───── DATA SECTION ─────
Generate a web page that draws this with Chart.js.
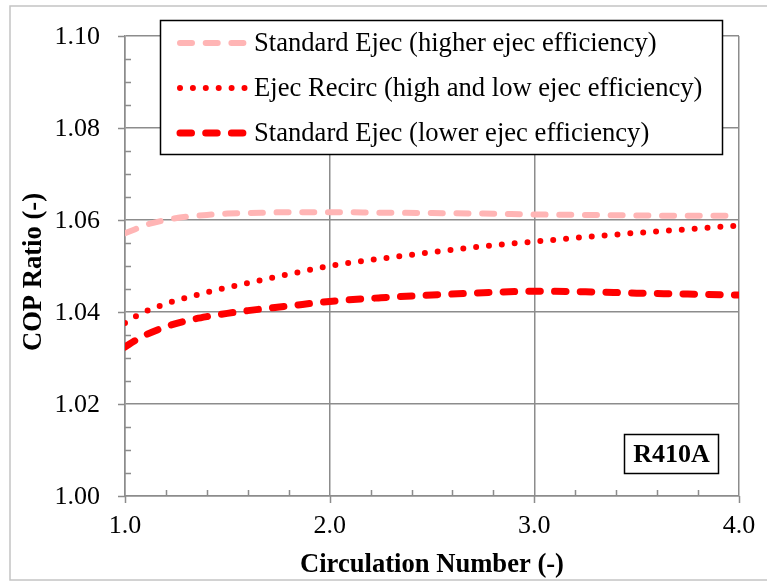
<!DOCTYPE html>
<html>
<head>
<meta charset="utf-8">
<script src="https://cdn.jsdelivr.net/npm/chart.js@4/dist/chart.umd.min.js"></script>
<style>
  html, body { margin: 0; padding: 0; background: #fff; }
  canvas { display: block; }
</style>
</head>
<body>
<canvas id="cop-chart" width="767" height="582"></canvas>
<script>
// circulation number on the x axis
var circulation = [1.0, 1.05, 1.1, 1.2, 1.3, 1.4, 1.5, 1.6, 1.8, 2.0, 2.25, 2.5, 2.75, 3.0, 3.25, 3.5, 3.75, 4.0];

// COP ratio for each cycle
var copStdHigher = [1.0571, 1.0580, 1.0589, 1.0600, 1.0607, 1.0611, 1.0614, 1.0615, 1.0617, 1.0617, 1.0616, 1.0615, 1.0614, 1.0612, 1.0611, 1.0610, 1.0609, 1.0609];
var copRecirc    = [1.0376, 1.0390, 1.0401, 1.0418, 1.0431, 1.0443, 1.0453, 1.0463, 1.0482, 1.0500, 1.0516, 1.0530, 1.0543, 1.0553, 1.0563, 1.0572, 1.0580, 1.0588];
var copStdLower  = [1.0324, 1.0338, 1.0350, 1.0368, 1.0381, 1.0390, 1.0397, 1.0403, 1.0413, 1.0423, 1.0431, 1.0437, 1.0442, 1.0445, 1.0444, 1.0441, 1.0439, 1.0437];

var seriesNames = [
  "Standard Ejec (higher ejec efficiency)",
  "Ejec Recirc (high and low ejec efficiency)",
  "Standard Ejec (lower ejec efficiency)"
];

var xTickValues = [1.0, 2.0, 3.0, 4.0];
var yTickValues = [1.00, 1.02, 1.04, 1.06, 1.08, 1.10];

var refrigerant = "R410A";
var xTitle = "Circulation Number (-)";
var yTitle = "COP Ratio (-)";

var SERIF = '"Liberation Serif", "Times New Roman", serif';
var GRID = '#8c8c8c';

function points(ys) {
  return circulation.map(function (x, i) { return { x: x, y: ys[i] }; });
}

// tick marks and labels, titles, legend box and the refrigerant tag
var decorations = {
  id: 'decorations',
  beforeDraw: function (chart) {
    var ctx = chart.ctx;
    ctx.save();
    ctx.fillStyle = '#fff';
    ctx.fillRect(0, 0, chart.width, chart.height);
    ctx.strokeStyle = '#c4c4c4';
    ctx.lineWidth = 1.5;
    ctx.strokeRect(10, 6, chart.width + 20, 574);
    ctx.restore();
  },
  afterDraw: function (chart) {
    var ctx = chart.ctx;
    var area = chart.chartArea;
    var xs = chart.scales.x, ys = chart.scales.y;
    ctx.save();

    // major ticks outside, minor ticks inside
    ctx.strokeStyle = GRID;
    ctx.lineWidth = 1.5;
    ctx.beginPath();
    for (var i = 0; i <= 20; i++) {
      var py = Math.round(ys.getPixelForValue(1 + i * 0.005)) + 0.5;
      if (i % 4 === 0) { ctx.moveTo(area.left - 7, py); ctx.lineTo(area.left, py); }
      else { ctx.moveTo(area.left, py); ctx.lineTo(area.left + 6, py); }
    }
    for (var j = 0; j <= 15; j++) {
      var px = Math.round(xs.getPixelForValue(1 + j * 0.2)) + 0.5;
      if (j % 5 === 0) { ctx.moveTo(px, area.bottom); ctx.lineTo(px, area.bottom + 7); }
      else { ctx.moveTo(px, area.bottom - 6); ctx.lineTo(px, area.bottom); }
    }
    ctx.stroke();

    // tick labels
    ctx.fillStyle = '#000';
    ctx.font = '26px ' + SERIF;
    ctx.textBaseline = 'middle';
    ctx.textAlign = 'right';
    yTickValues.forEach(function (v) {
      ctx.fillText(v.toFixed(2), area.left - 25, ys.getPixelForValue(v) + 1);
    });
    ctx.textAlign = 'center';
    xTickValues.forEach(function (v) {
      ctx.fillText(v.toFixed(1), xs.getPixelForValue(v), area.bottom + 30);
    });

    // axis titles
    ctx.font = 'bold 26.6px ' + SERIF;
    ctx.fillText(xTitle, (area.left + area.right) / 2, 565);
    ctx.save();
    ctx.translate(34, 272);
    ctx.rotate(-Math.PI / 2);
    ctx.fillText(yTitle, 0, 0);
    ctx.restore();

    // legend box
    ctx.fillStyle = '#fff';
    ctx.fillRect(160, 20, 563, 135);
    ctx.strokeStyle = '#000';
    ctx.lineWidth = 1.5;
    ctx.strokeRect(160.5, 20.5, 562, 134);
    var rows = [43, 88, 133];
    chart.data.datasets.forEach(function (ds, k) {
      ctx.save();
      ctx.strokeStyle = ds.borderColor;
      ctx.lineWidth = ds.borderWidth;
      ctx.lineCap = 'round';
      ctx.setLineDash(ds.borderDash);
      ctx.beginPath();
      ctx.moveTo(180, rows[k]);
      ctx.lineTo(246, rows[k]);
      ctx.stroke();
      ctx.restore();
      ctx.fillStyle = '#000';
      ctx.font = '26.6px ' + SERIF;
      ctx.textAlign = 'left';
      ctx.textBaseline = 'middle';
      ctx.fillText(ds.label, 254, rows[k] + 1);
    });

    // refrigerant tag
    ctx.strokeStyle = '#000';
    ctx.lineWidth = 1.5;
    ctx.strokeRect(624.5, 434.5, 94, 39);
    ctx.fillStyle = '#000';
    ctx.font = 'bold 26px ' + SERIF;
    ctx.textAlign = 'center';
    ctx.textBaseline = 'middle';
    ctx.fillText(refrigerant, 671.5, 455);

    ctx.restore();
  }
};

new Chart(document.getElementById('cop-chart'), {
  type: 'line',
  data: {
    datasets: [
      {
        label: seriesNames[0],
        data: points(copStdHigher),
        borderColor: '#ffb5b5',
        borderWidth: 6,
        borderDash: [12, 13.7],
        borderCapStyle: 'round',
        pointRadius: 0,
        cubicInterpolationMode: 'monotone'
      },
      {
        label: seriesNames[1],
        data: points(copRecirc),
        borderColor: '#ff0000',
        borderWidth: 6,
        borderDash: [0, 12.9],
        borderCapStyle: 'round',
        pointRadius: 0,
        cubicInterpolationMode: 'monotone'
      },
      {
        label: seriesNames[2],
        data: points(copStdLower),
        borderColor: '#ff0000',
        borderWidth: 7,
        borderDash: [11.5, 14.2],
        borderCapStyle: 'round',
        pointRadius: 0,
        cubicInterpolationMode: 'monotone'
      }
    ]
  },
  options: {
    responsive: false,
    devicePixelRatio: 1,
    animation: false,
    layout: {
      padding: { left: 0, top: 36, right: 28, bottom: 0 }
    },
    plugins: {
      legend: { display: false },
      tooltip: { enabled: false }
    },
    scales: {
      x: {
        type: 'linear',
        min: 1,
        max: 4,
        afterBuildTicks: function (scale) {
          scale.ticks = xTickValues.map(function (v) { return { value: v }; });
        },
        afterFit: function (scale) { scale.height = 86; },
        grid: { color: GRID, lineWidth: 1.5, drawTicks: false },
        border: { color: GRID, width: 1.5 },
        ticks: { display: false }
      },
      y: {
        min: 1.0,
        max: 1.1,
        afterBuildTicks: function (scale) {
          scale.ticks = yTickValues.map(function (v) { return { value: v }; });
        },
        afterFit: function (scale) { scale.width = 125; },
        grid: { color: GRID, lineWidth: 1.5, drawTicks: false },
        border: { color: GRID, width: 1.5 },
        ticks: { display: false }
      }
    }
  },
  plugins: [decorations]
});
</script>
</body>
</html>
─────
WHAT IS EXPECTED — Restate the full listing verbatim and drop every picture.

ANSWER FOR THE TASK —
Generate a web page that draws this with Chart.js.
<!DOCTYPE html>
<html>
<head>
<meta charset="utf-8">
<script src="https://cdn.jsdelivr.net/npm/chart.js@4/dist/chart.umd.min.js"></script>
<style>
  html, body { margin: 0; padding: 0; background: #fff; }
  canvas { display: block; }
</style>
</head>
<body>
<canvas id="cop-chart" width="767" height="582"></canvas>
<script>
// circulation number on the x axis
var circulation = [1.0, 1.05, 1.1, 1.2, 1.3, 1.4, 1.5, 1.6, 1.8, 2.0, 2.25, 2.5, 2.75, 3.0, 3.25, 3.5, 3.75, 4.0];

// COP ratio for each cycle
var copStdHigher = [1.0571, 1.0580, 1.0589, 1.0600, 1.0607, 1.0611, 1.0614, 1.0615, 1.0617, 1.0617, 1.0616, 1.0615, 1.0614, 1.0612, 1.0611, 1.0610, 1.0609, 1.0609];
var copRecirc    = [1.0376, 1.0390, 1.0401, 1.0418, 1.0431, 1.0443, 1.0453, 1.0463, 1.0482, 1.0500, 1.0516, 1.0530, 1.0543, 1.0553, 1.0563, 1.0572, 1.0580, 1.0588];
var copStdLower  = [1.0324, 1.0338, 1.0350, 1.0368, 1.0381, 1.0390, 1.0397, 1.0403, 1.0413, 1.0423, 1.0431, 1.0437, 1.0442, 1.0445, 1.0444, 1.0441, 1.0439, 1.0437];

var seriesNames = [
  "Standard Ejec (higher ejec efficiency)",
  "Ejec Recirc (high and low ejec efficiency)",
  "Standard Ejec (lower ejec efficiency)"
];

var xTickValues = [1.0, 2.0, 3.0, 4.0];
var yTickValues = [1.00, 1.02, 1.04, 1.06, 1.08, 1.10];

var refrigerant = "R410A";
var xTitle = "Circulation Number (-)";
var yTitle = "COP Ratio (-)";

var SERIF = '"Liberation Serif", "Times New Roman", serif';
var GRID = '#8c8c8c';

function points(ys) {
  return circulation.map(function (x, i) { return { x: x, y: ys[i] }; });
}

// tick marks and labels, titles, legend box and the refrigerant tag
var decorations = {
  id: 'decorations',
  beforeDraw: function (chart) {
    var ctx = chart.ctx;
    ctx.save();
    ctx.fillStyle = '#fff';
    ctx.fillRect(0, 0, chart.width, chart.height);
    ctx.strokeStyle = '#c4c4c4';
    ctx.lineWidth = 1.5;
    ctx.strokeRect(10, 6, chart.width + 20, 574);
    ctx.restore();
  },
  afterDraw: function (chart) {
    var ctx = chart.ctx;
    var area = chart.chartArea;
    var xs = chart.scales.x, ys = chart.scales.y;
    ctx.save();

    // major ticks outside, minor ticks inside
    ctx.strokeStyle = GRID;
    ctx.lineWidth = 1.5;
    ctx.beginPath();
    for (var i = 0; i <= 20; i++) {
      var py = Math.round(ys.getPixelForValue(1 + i * 0.005)) + 0.5;
      if (i % 4 === 0) { ctx.moveTo(area.left - 7, py); ctx.lineTo(area.left, py); }
      else { ctx.moveTo(area.left, py); ctx.lineTo(area.left + 6, py); }
    }
    for (var j = 0; j <= 15; j++) {
      var px = Math.round(xs.getPixelForValue(1 + j * 0.2)) + 0.5;
      if (j % 5 === 0) { ctx.moveTo(px, area.bottom); ctx.lineTo(px, area.bottom + 7); }
      else { ctx.moveTo(px, area.bottom - 6); ctx.lineTo(px, area.bottom); }
    }
    ctx.stroke();

    // tick labels
    ctx.fillStyle = '#000';
    ctx.font = '26px ' + SERIF;
    ctx.textBaseline = 'middle';
    ctx.textAlign = 'right';
    yTickValues.forEach(function (v) {
      ctx.fillText(v.toFixed(2), area.left - 25, ys.getPixelForValue(v) + 1);
    });
    ctx.textAlign = 'center';
    xTickValues.forEach(function (v) {
      ctx.fillText(v.toFixed(1), xs.getPixelForValue(v), area.bottom + 30);
    });

    // axis titles
    ctx.font = 'bold 26.6px ' + SERIF;
    ctx.fillText(xTitle, (area.left + area.right) / 2, 565);
    ctx.save();
    ctx.translate(34, 272);
    ctx.rotate(-Math.PI / 2);
    ctx.fillText(yTitle, 0, 0);
    ctx.restore();

    // legend box
    ctx.fillStyle = '#fff';
    ctx.fillRect(160, 20, 563, 135);
    ctx.strokeStyle = '#000';
    ctx.lineWidth = 1.5;
    ctx.strokeRect(160.5, 20.5, 562, 134);
    var rows = [43, 88, 133];
    chart.data.datasets.forEach(function (ds, k) {
      ctx.save();
      ctx.strokeStyle = ds.borderColor;
      ctx.lineWidth = ds.borderWidth;
      ctx.lineCap = 'round';
      ctx.setLineDash(ds.borderDash);
      ctx.beginPath();
      ctx.moveTo(180, rows[k]);
      ctx.lineTo(246, rows[k]);
      ctx.stroke();
      ctx.restore();
      ctx.fillStyle = '#000';
      ctx.font = '26.6px ' + SERIF;
      ctx.textAlign = 'left';
      ctx.textBaseline = 'middle';
      ctx.fillText(ds.label, 254, rows[k] + 1);
    });

    // refrigerant tag
    ctx.strokeStyle = '#000';
    ctx.lineWidth = 1.5;
    ctx.strokeRect(624.5, 434.5, 94, 39);
    ctx.fillStyle = '#000';
    ctx.font = 'bold 26px ' + SERIF;
    ctx.textAlign = 'center';
    ctx.textBaseline = 'middle';
    ctx.fillText(refrigerant, 671.5, 455);

    ctx.restore();
  }
};

new Chart(document.getElementById('cop-chart'), {
  type: 'line',
  data: {
    datasets: [
      {
        label: seriesNames[0],
        data: points(copStdHigher),
        borderColor: '#ffb5b5',
        borderWidth: 6,
        borderDash: [12, 13.7],
        borderCapStyle: 'round',
        pointRadius: 0,
        cubicInterpolationMode: 'monotone'
      },
      {
        label: seriesNames[1],
        data: points(copRecirc),
        borderColor: '#ff0000',
        borderWidth: 6,
        borderDash: [0, 12.9],
        borderCapStyle: 'round',
        pointRadius: 0,
        cubicInterpolationMode: 'monotone'
      },
      {
        label: seriesNames[2],
        data: points(copStdLower),
        borderColor: '#ff0000',
        borderWidth: 7,
        borderDash: [11.5, 14.2],
        borderCapStyle: 'round',
        pointRadius: 0,
        cubicInterpolationMode: 'monotone'
      }
    ]
  },
  options: {
    responsive: false,
    devicePixelRatio: 1,
    animation: false,
    layout: {
      padding: { left: 0, top: 36, right: 28, bottom: 0 }
    },
    plugins: {
      legend: { display: false },
      tooltip: { enabled: false }
    },
    scales: {
      x: {
        type: 'linear',
        min: 1,
        max: 4,
        afterBuildTicks: function (scale) {
          scale.ticks = xTickValues.map(function (v) { return { value: v }; });
        },
        afterFit: function (scale) { scale.height = 86; },
        grid: { color: GRID, lineWidth: 1.5, drawTicks: false },
        border: { color: GRID, width: 1.5 },
        ticks: { display: false }
      },
      y: {
        min: 1.0,
        max: 1.1,
        afterBuildTicks: function (scale) {
          scale.ticks = yTickValues.map(function (v) { return { value: v }; });
        },
        afterFit: function (scale) { scale.width = 125; },
        grid: { color: GRID, lineWidth: 1.5, drawTicks: false },
        border: { color: GRID, width: 1.5 },
        ticks: { display: false }
      }
    }
  },
  plugins: [decorations]
});
</script>
</body>
</html>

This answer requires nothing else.